As mentioned the machine is a King PDM-30 and is missing the following key items, 2 hand wheels, X- axis lead screw bearing holder on one end, quill return spring, quill hand wheel, motor, motor pulley, and a few other non critical items probably not needed for the conversion, even the hand wheels are probably not required. What it came with are ball screws already mounted on the original lead screw nuts with thrust bearings, the matching lead screws already mounted in the end bearing holders, most of the ball nut balls which fell on the floor when I removed the lead screw to get the table off to move it. 

My plan is to find a 3~ motor and VFD it using a single pulley on the motor and still have 3 pulley speeds.

The items I need some guidance on are how to support the end of the X axis lead screw (LS) opposite the bearing end, probably machine another plate to hold a bearing. Should I direct drive the LS or cogged belt and pulleys? Are the ball screws suitable for this machine? They are .2" pitch, 5/8" diameter, smaller than the original. I'm thinking of using a similar LS for the quill rather than driving the sloppy fine control with a belted motor. The ball screws only have a short threaded end where the thrust bearing preload is adjusted, and has a locking collar. There is no room for a pulley or direct drive connection. The end is hollow so maybe a rod could be machined and inserted/welded on for an extension. I'm not sure how the mfr intended this to be driven. Ideas?

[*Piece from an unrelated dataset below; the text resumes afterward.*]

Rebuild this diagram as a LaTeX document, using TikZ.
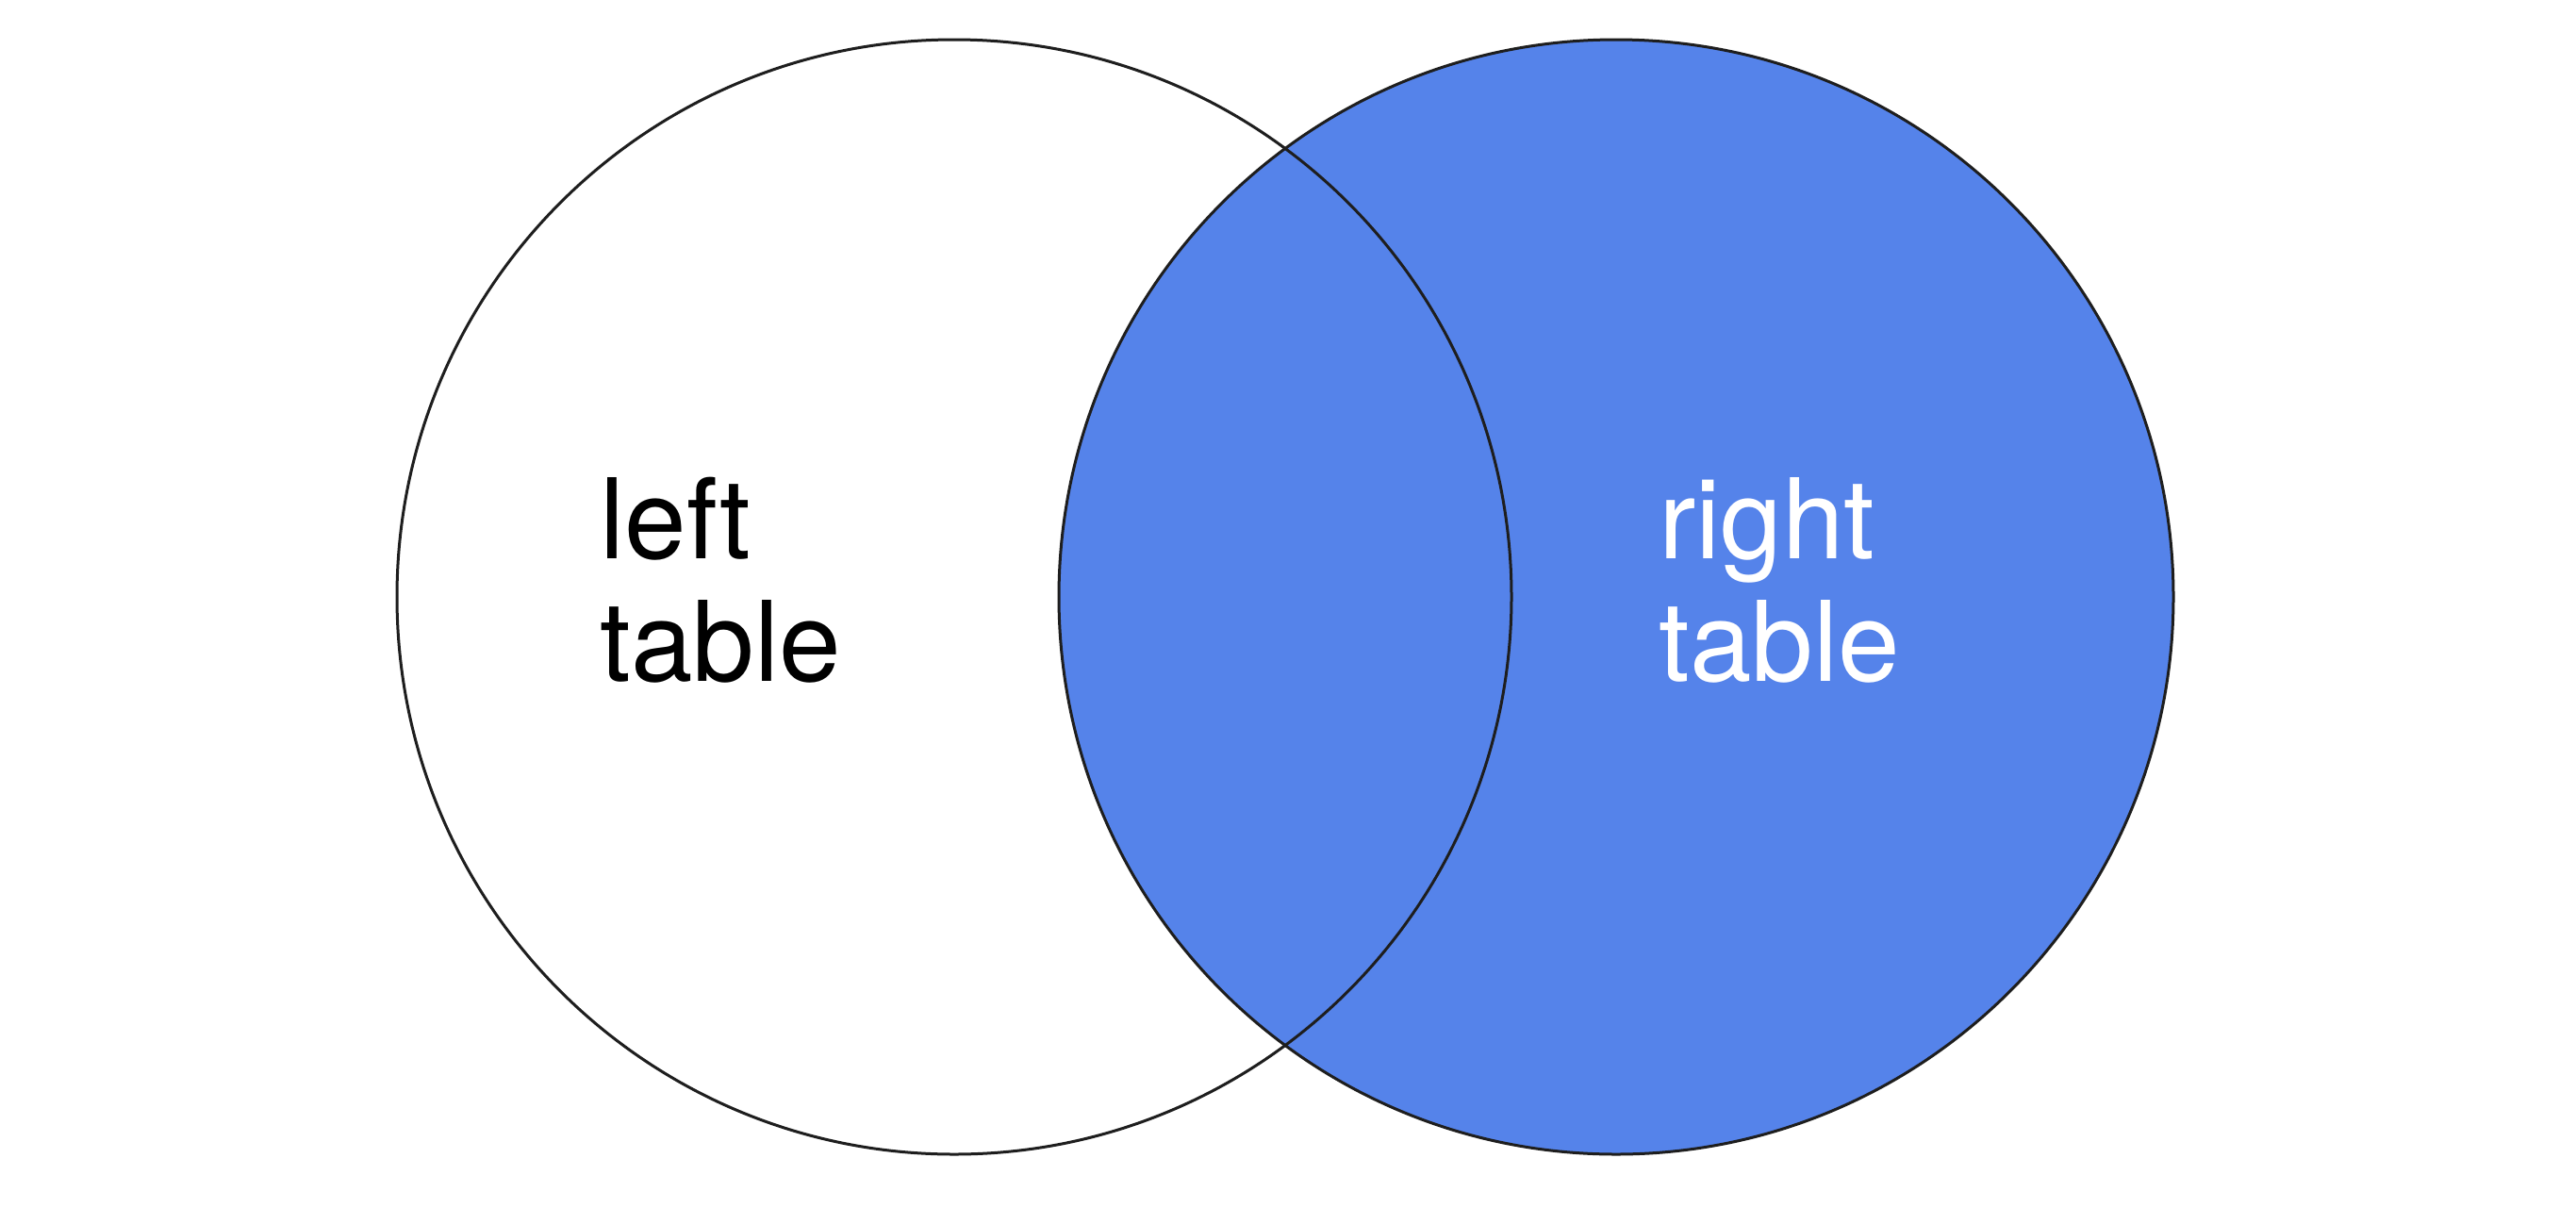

Thinking NEMA 34 or maybe 23 motors, controllers and such I can work out later, same with computer and software. I have various 24 and 48VDC supplies suitable for the motors, 12-20amps.

I have two lathes and will have the complete Craftex mill/drill machine in a week or 2 so I can machine some of the parts that may be required.

Hopefully I am off to a good start. Look forward to building this and getting some guidance from you fine folks.

I'll attach some pics of the ball screws and nuts.

Thanks in advance for any help and guidance you may be able to offer.


----------